>> Start Given entries

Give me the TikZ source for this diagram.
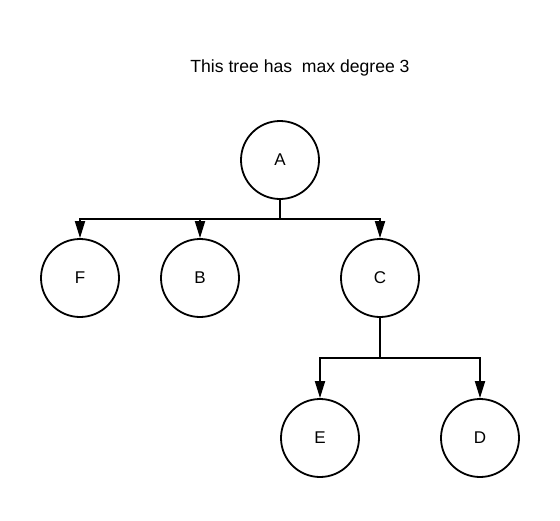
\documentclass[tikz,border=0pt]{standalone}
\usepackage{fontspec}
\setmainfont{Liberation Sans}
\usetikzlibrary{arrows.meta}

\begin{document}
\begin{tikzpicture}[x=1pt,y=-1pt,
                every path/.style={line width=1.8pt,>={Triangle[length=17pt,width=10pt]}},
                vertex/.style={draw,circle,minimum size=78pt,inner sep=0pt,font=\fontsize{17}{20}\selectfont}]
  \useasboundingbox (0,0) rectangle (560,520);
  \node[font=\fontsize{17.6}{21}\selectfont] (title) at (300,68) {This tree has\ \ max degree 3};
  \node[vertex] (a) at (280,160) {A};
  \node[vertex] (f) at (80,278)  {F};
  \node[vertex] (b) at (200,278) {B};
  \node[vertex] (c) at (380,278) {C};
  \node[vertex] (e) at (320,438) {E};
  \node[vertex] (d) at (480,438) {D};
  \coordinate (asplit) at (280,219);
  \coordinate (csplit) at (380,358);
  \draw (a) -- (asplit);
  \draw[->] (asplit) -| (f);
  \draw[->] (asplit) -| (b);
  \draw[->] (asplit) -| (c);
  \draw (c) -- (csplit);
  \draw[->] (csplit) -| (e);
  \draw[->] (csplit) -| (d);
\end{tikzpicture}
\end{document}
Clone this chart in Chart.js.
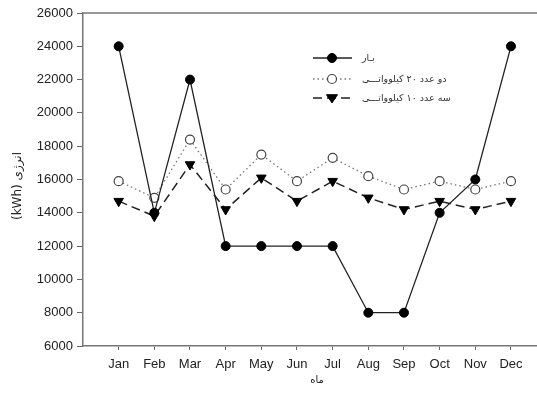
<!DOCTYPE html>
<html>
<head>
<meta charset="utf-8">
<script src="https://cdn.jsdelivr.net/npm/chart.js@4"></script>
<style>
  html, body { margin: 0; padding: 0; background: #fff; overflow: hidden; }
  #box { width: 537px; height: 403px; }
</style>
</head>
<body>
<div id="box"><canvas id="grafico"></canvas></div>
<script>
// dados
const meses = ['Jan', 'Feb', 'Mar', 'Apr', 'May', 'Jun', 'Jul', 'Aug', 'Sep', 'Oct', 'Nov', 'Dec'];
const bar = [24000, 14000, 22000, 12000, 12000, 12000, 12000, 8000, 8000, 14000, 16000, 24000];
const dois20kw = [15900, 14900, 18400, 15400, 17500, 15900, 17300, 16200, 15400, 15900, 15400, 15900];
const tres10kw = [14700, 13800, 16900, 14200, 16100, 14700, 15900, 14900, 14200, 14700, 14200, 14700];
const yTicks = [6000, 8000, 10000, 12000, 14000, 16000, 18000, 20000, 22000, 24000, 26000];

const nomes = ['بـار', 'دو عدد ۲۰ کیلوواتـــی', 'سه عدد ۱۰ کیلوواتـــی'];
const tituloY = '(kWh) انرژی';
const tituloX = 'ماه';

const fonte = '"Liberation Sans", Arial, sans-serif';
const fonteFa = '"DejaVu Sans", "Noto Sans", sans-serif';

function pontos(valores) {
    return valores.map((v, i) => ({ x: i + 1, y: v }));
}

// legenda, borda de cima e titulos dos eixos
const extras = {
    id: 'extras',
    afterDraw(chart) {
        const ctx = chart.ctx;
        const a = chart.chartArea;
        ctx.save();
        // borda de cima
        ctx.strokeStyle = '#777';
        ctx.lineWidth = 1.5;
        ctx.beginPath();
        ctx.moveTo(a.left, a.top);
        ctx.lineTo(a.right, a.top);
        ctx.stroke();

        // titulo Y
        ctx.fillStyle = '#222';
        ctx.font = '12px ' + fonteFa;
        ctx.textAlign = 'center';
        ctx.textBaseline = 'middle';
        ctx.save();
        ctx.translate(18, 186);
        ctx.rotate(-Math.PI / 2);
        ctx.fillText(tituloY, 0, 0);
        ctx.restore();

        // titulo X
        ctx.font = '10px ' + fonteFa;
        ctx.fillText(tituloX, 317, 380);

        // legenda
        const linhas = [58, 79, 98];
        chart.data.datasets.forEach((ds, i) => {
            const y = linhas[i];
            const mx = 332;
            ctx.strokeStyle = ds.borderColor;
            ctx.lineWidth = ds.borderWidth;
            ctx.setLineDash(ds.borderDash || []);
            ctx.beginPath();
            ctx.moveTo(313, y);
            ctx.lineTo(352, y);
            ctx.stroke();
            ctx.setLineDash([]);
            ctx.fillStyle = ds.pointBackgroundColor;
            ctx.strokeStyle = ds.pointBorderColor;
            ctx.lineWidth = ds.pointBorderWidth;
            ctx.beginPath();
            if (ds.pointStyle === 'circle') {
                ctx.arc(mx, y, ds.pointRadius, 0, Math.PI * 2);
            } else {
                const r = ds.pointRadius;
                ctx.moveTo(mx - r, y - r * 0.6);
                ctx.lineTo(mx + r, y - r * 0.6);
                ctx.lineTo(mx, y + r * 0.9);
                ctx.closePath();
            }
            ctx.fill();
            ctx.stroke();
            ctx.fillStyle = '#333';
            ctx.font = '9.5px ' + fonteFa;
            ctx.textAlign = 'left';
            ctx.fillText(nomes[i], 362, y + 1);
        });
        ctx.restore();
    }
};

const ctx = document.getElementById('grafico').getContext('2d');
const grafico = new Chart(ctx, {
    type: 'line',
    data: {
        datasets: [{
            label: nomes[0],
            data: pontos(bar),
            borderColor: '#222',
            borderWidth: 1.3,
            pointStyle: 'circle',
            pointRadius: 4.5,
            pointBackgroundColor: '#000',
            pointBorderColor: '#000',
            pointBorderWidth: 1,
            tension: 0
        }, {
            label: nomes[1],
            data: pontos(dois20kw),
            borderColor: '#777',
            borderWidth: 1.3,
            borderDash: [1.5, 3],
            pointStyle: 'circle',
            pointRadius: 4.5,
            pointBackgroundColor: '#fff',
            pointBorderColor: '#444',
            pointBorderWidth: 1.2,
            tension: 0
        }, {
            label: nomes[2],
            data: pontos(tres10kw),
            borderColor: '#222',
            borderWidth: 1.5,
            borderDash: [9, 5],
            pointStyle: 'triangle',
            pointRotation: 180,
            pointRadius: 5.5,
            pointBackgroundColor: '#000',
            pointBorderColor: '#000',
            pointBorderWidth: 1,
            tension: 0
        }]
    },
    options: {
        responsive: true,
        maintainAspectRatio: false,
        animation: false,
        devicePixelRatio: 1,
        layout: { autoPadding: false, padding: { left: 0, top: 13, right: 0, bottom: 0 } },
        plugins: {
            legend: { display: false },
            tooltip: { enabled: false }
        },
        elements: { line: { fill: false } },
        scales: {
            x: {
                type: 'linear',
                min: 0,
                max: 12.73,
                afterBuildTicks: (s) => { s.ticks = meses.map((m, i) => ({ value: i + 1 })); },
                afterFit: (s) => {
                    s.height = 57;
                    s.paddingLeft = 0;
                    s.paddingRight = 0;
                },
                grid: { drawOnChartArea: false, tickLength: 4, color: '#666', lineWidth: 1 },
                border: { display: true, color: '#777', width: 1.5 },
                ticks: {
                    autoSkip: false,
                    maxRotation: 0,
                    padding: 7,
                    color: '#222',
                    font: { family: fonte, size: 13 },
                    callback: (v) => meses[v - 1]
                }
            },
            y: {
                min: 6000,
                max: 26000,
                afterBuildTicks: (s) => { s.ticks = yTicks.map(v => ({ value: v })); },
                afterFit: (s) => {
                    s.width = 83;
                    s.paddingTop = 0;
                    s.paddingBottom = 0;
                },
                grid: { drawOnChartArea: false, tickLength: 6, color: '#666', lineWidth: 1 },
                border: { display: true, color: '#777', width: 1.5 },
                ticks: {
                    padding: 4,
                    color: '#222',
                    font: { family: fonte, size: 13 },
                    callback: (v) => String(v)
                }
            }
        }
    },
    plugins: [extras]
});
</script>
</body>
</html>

>> End Given entries

▸ Aim of the task
Above are the records. Print exactly the lines from the one containing "Clone this chart in Chart.js." to the one containing "22000, 24000, 26000];", both included, and nothing else; pictures are excluded.

▸ Completed task
Clone this chart in Chart.js.
<!DOCTYPE html>
<html>
<head>
<meta charset="utf-8">
<script src="https://cdn.jsdelivr.net/npm/chart.js@4"></script>
<style>
  html, body { margin: 0; padding: 0; background: #fff; overflow: hidden; }
  #box { width: 537px; height: 403px; }
</style>
</head>
<body>
<div id="box"><canvas id="grafico"></canvas></div>
<script>
// dados
const meses = ['Jan', 'Feb', 'Mar', 'Apr', 'May', 'Jun', 'Jul', 'Aug', 'Sep', 'Oct', 'Nov', 'Dec'];
const bar = [24000, 14000, 22000, 12000, 12000, 12000, 12000, 8000, 8000, 14000, 16000, 24000];
const dois20kw = [15900, 14900, 18400, 15400, 17500, 15900, 17300, 16200, 15400, 15900, 15400, 15900];
const tres10kw = [14700, 13800, 16900, 14200, 16100, 14700, 15900, 14900, 14200, 14700, 14200, 14700];
const yTicks = [6000, 8000, 10000, 12000, 14000, 16000, 18000, 20000, 22000, 24000, 26000];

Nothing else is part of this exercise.